►

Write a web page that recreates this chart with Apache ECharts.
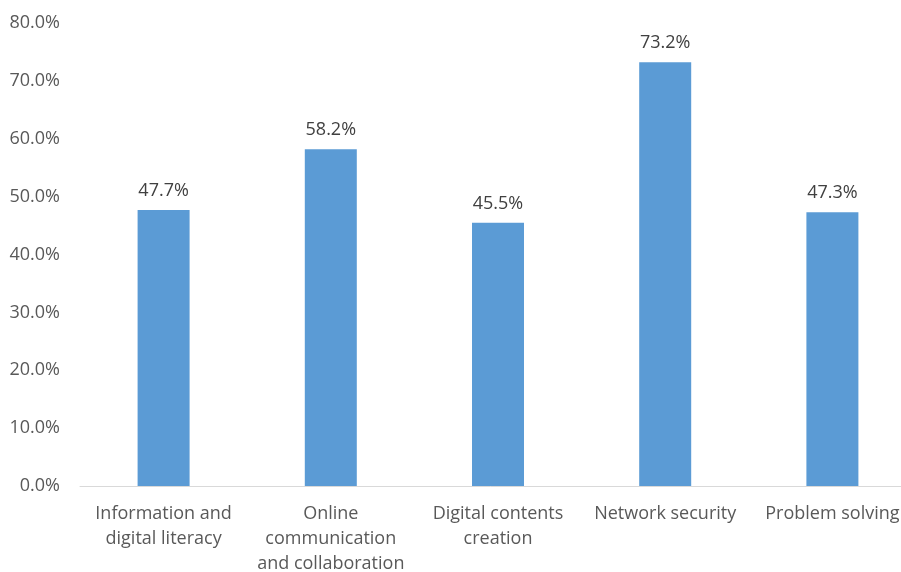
<!DOCTYPE html>
<html>
<head>
<meta charset="utf-8">
<script src="https://cdn.jsdelivr.net/npm/echarts@6/dist/echarts.min.js"></script>
<style>html,body{margin:0;padding:0;background:#fff}#c{width:901px;height:572px}</style>
</head>
<body>
<div id="c"></div>
<script>
const categories = ["Information and\ndigital literacy", "Online\ncommunication\nand collaboration", "Digital contents\ncreation", "Network security", "Problem solving"];
const values = [47.7, 58.2, 45.5, 73.2, 47.3];
const yTicks = [0, 10, 20, 30, 40, 50, 60, 70, 80];

const chart = echarts.init(document.getElementById('c'), null, {renderer: 'canvas'});
chart.setOption({
  animation: false,
  backgroundColor: '#ffffff',
  textStyle: {fontFamily: 'Open Sans'},
  grid: {left: 80, width: 836, top: 23, bottom: 86, containLabel: false, outerBoundsMode: 'none'},
  xAxis: {
    type: 'category',
    data: categories,
    axisLine: {lineStyle: {color: '#d9d9d9', width: 1}},
    axisTick: {show: false},
    axisLabel: {color: '#595959', fontSize: 18, fontFamily: 'Open Sans', lineHeight: 25, margin: 15, interval: 0, hideOverlap: false}
  },
  yAxis: {
    type: 'value',
    min: yTicks[0], max: yTicks[yTicks.length - 1], interval: 10,
    splitLine: {show: false},
    axisLine: {show: false},
    axisTick: {show: false},
    axisLabel: {color: '#595959', fontSize: 18, fontFamily: 'Open Sans', margin: 20,
      formatter: v => v.toFixed(1) + '%'}
  },
  series: [{
    type: 'bar',
    data: values,
    barWidth: 52,
    itemStyle: {color: '#5b9bd5'},
    label: {show: true, position: 'top', distance: 10, color: '#404040', fontSize: 18, fontFamily: 'Open Sans',
      formatter: p => p.value.toFixed(1) + '%'}
  }]
});
</script>
</body>
</html>
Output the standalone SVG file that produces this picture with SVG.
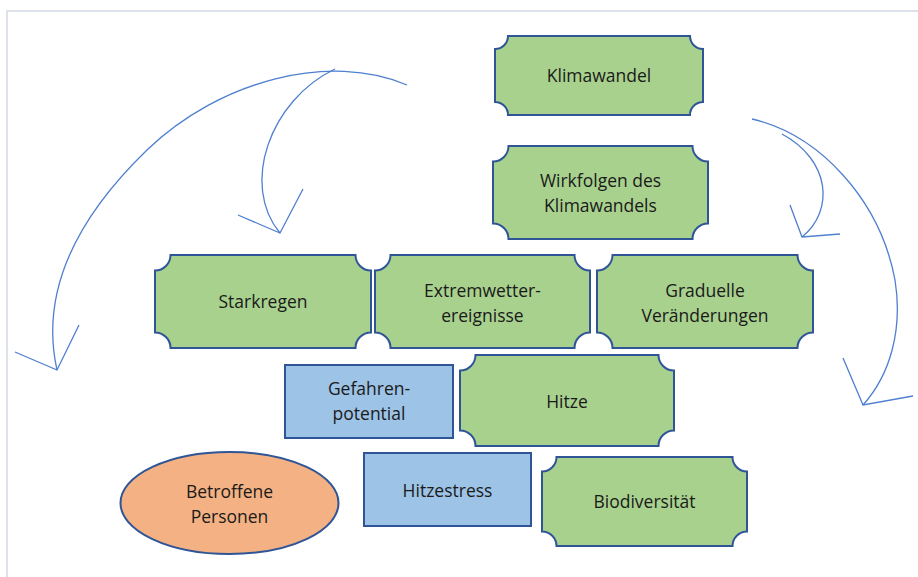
<svg xmlns="http://www.w3.org/2000/svg" width="918" height="577" viewBox="0 0 918 577">
<style>
.plaque{fill:#A9D18E;stroke:#2F5597;stroke-width:2}
.box{fill:#9DC3E6;stroke:#2F5597;stroke-width:2}
.oval{fill:#F4B183;stroke:#2F5597;stroke-width:2}
.t{font-family:"Open Sans","Liberation Sans",sans-serif;font-size:17.5px;fill:#1a1a1a;text-anchor:middle}
.arc{fill:none;stroke:#4F7FD0;stroke-width:1.3}
.frame{fill:none;stroke:#DCE1EA;stroke-width:2}
</style>
<rect width="918" height="577" fill="#ffffff"/>
<path class="frame" d="M7,577 L7,11 L918,11"/>

<g id="connectors">
  <path class="arc" d="M407,85 C330,52 220,80 147,150 C85,210 38,285 57,370"/>
  <path class="arc" d="M15,352 L57,370 L79,325"/>
  <path class="arc" d="M335,69 C270,100 240,185 280,233"/>
  <path class="arc" d="M238,215 L280,233 L303,189"/>
  <path class="arc" d="M752,119 C820,135 880,200 895,280 C903,330 890,375 863,405"/>
  <path class="arc" d="M843,358 L863,405 L913,396"/>
  <path class="arc" d="M782,134 C830,160 835,210 802,237"/>
  <path class="arc" d="M790,205 L802,237 L840,234"/>
</g>

<g id="klimawandel">
  <path class="plaque" d="M508,36 L690,36 A13,13 0 0 0 703,49 L703,102 A13,13 0 0 0 690,115 L508,115 A13,13 0 0 0 495,102 L495,49 A13,13 0 0 0 508,36 Z"/>
  <text class="t" x="599" y="82">Klimawandel</text>
</g>

<g id="wirkfolgen">
  <path class="plaque" d="M508.5,146 L692.5,146 A15.5,15.5 0 0 0 708,161.5 L708,223.5 A15.5,15.5 0 0 0 692.5,239 L508.5,239 A15.5,15.5 0 0 0 493,223.5 L493,161.5 A15.5,15.5 0 0 0 508.5,146 Z"/>
  <text class="t" x="600.5" y="187">Wirkfolgen des</text>
  <text class="t" x="600.5" y="212">Klimawandels</text>
</g>

<g id="starkregen">
  <path class="plaque" d="M170.5,255 L355.5,255 A15.5,15.5 0 0 0 371,270.5 L371,332.5 A15.5,15.5 0 0 0 355.5,348 L170.5,348 A15.5,15.5 0 0 0 155,332.5 L155,270.5 A15.5,15.5 0 0 0 170.5,255 Z"/>
  <text class="t" x="263" y="308">Starkregen</text>
</g>

<g id="extremwetter">
  <path class="plaque" d="M390.5,255 L574.5,255 A15.5,15.5 0 0 0 590,270.5 L590,332.5 A15.5,15.5 0 0 0 574.5,348 L390.5,348 A15.5,15.5 0 0 0 375,332.5 L375,270.5 A15.5,15.5 0 0 0 390.5,255 Z"/>
  <text class="t" x="482.5" y="297">Extremwetter-</text>
  <text class="t" x="482.5" y="322">ereignisse</text>
</g>

<g id="graduelle">
  <path class="plaque" d="M612.5,255 L797.5,255 A15.5,15.5 0 0 0 813,270.5 L813,332.5 A15.5,15.5 0 0 0 797.5,348 L612.5,348 A15.5,15.5 0 0 0 597,332.5 L597,270.5 A15.5,15.5 0 0 0 612.5,255 Z"/>
  <text class="t" x="705" y="297">Graduelle</text>
  <text class="t" x="705" y="322">Veränderungen</text>
</g>

<g id="gefahrenpotential">
  <rect class="box" x="285" y="365" width="168" height="73"/>
  <text class="t" x="369" y="395">Gefahren-</text>
  <text class="t" x="369" y="420">potential</text>
</g>

<g id="hitze">
  <path class="plaque" d="M475.5,355 L658.5,355 A15.5,15.5 0 0 0 674,370.5 L674,430.5 A15.5,15.5 0 0 0 658.5,446 L475.5,446 A15.5,15.5 0 0 0 460,430.5 L460,370.5 A15.5,15.5 0 0 0 475.5,355 Z"/>
  <text class="t" x="567" y="408">Hitze</text>
</g>

<g id="betroffene">
  <ellipse class="oval" cx="229.5" cy="503" rx="109" ry="51"/>
  <text class="t" x="229.5" y="498">Betroffene</text>
  <text class="t" x="229.5" y="523">Personen</text>
</g>

<g id="hitzestress">
  <rect class="box" x="364" y="453" width="167" height="73"/>
  <text class="t" x="447.5" y="497">Hitzestress</text>
</g>

<g id="biodiversitaet">
  <path class="plaque" d="M556.5,457 L732.5,457 A14.5,14.5 0 0 0 747,471.5 L747,531.5 A14.5,14.5 0 0 0 732.5,546 L556.5,546 A14.5,14.5 0 0 0 542,531.5 L542,471.5 A14.5,14.5 0 0 0 556.5,457 Z"/>
  <text class="t" x="644.5" y="508">Biodiversität</text>
</g>
</svg>
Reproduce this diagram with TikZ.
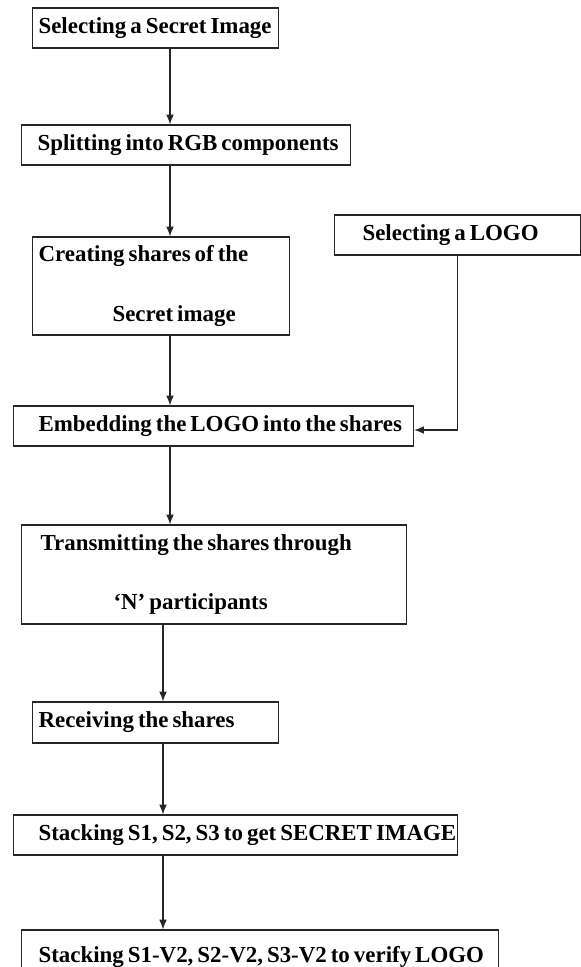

◄

**Exercise task:** Reproduce the entries above without change, omitting all pictures.

**Right answer:**
Write a web page that recreates this chart with Apache ECharts.
<!DOCTYPE html>
<html>
<head>
<meta charset="utf-8">
<script src="https://cdn.jsdelivr.net/npm/echarts@6/dist/echarts.min.js"></script>
<style>html,body{margin:0;padding:0;background:#fff}#c{width:901px;height:572px}</style>
</head>
<body>
<div id="c"></div>
<script>
const categories = ["Information and\ndigital literacy", "Online\ncommunication\nand collaboration", "Digital contents\ncreation", "Network security", "Problem solving"];
const values = [47.7, 58.2, 45.5, 73.2, 47.3];
const yTicks = [0, 10, 20, 30, 40, 50, 60, 70, 80];

const chart = echarts.init(document.getElementById('c'), null, {renderer: 'canvas'});
chart.setOption({
  animation: false,
  backgroundColor: '#ffffff',
  textStyle: {fontFamily: 'Open Sans'},
  grid: {left: 80, width: 836, top: 23, bottom: 86, containLabel: false, outerBoundsMode: 'none'},
  xAxis: {
    type: 'category',
    data: categories,
    axisLine: {lineStyle: {color: '#d9d9d9', width: 1}},
    axisTick: {show: false},
    axisLabel: {color: '#595959', fontSize: 18, fontFamily: 'Open Sans', lineHeight: 25, margin: 15, interval: 0, hideOverlap: false}
  },
  yAxis: {
    type: 'value',
    min: yTicks[0], max: yTicks[yTicks.length - 1], interval: 10,
    splitLine: {show: false},
    axisLine: {show: false},
    axisTick: {show: false},
    axisLabel: {color: '#595959', fontSize: 18, fontFamily: 'Open Sans', margin: 20,
      formatter: v => v.toFixed(1) + '%'}
  },
  series: [{
    type: 'bar',
    data: values,
    barWidth: 52,
    itemStyle: {color: '#5b9bd5'},
    label: {show: true, position: 'top', distance: 10, color: '#404040', fontSize: 18, fontFamily: 'Open Sans',
      formatter: p => p.value.toFixed(1) + '%'}
  }]
});
</script>
</body>
</html>
Output the standalone SVG file that produces this picture with SVG.
<svg xmlns="http://www.w3.org/2000/svg" width="918" height="577" viewBox="0 0 918 577">
<style>
.plaque{fill:#A9D18E;stroke:#2F5597;stroke-width:2}
.box{fill:#9DC3E6;stroke:#2F5597;stroke-width:2}
.oval{fill:#F4B183;stroke:#2F5597;stroke-width:2}
.t{font-family:"Open Sans","Liberation Sans",sans-serif;font-size:17.5px;fill:#1a1a1a;text-anchor:middle}
.arc{fill:none;stroke:#4F7FD0;stroke-width:1.3}
.frame{fill:none;stroke:#DCE1EA;stroke-width:2}
</style>
<rect width="918" height="577" fill="#ffffff"/>
<path class="frame" d="M7,577 L7,11 L918,11"/>

<g id="connectors">
  <path class="arc" d="M407,85 C330,52 220,80 147,150 C85,210 38,285 57,370"/>
  <path class="arc" d="M15,352 L57,370 L79,325"/>
  <path class="arc" d="M335,69 C270,100 240,185 280,233"/>
  <path class="arc" d="M238,215 L280,233 L303,189"/>
  <path class="arc" d="M752,119 C820,135 880,200 895,280 C903,330 890,375 863,405"/>
  <path class="arc" d="M843,358 L863,405 L913,396"/>
  <path class="arc" d="M782,134 C830,160 835,210 802,237"/>
  <path class="arc" d="M790,205 L802,237 L840,234"/>
</g>

<g id="klimawandel">
  <path class="plaque" d="M508,36 L690,36 A13,13 0 0 0 703,49 L703,102 A13,13 0 0 0 690,115 L508,115 A13,13 0 0 0 495,102 L495,49 A13,13 0 0 0 508,36 Z"/>
  <text class="t" x="599" y="82">Klimawandel</text>
</g>

<g id="wirkfolgen">
  <path class="plaque" d="M508.5,146 L692.5,146 A15.5,15.5 0 0 0 708,161.5 L708,223.5 A15.5,15.5 0 0 0 692.5,239 L508.5,239 A15.5,15.5 0 0 0 493,223.5 L493,161.5 A15.5,15.5 0 0 0 508.5,146 Z"/>
  <text class="t" x="600.5" y="187">Wirkfolgen des</text>
  <text class="t" x="600.5" y="212">Klimawandels</text>
</g>

<g id="starkregen">
  <path class="plaque" d="M170.5,255 L355.5,255 A15.5,15.5 0 0 0 371,270.5 L371,332.5 A15.5,15.5 0 0 0 355.5,348 L170.5,348 A15.5,15.5 0 0 0 155,332.5 L155,270.5 A15.5,15.5 0 0 0 170.5,255 Z"/>
  <text class="t" x="263" y="308">Starkregen</text>
</g>

<g id="extremwetter">
  <path class="plaque" d="M390.5,255 L574.5,255 A15.5,15.5 0 0 0 590,270.5 L590,332.5 A15.5,15.5 0 0 0 574.5,348 L390.5,348 A15.5,15.5 0 0 0 375,332.5 L375,270.5 A15.5,15.5 0 0 0 390.5,255 Z"/>
  <text class="t" x="482.5" y="297">Extremwetter-</text>
  <text class="t" x="482.5" y="322">ereignisse</text>
</g>

<g id="graduelle">
  <path class="plaque" d="M612.5,255 L797.5,255 A15.5,15.5 0 0 0 813,270.5 L813,332.5 A15.5,15.5 0 0 0 797.5,348 L612.5,348 A15.5,15.5 0 0 0 597,332.5 L597,270.5 A15.5,15.5 0 0 0 612.5,255 Z"/>
  <text class="t" x="705" y="297">Graduelle</text>
  <text class="t" x="705" y="322">Veränderungen</text>
</g>

<g id="gefahrenpotential">
  <rect class="box" x="285" y="365" width="168" height="73"/>
  <text class="t" x="369" y="395">Gefahren-</text>
  <text class="t" x="369" y="420">potential</text>
</g>

<g id="hitze">
  <path class="plaque" d="M475.5,355 L658.5,355 A15.5,15.5 0 0 0 674,370.5 L674,430.5 A15.5,15.5 0 0 0 658.5,446 L475.5,446 A15.5,15.5 0 0 0 460,430.5 L460,370.5 A15.5,15.5 0 0 0 475.5,355 Z"/>
  <text class="t" x="567" y="408">Hitze</text>
</g>

<g id="betroffene">
  <ellipse class="oval" cx="229.5" cy="503" rx="109" ry="51"/>
  <text class="t" x="229.5" y="498">Betroffene</text>
  <text class="t" x="229.5" y="523">Personen</text>
</g>

<g id="hitzestress">
  <rect class="box" x="364" y="453" width="167" height="73"/>
  <text class="t" x="447.5" y="497">Hitzestress</text>
</g>

<g id="biodiversitaet">
  <path class="plaque" d="M556.5,457 L732.5,457 A14.5,14.5 0 0 0 747,471.5 L747,531.5 A14.5,14.5 0 0 0 732.5,546 L556.5,546 A14.5,14.5 0 0 0 542,531.5 L542,471.5 A14.5,14.5 0 0 0 556.5,457 Z"/>
  <text class="t" x="644.5" y="508">Biodiversität</text>
</g>
</svg>
Reproduce this diagram with TikZ.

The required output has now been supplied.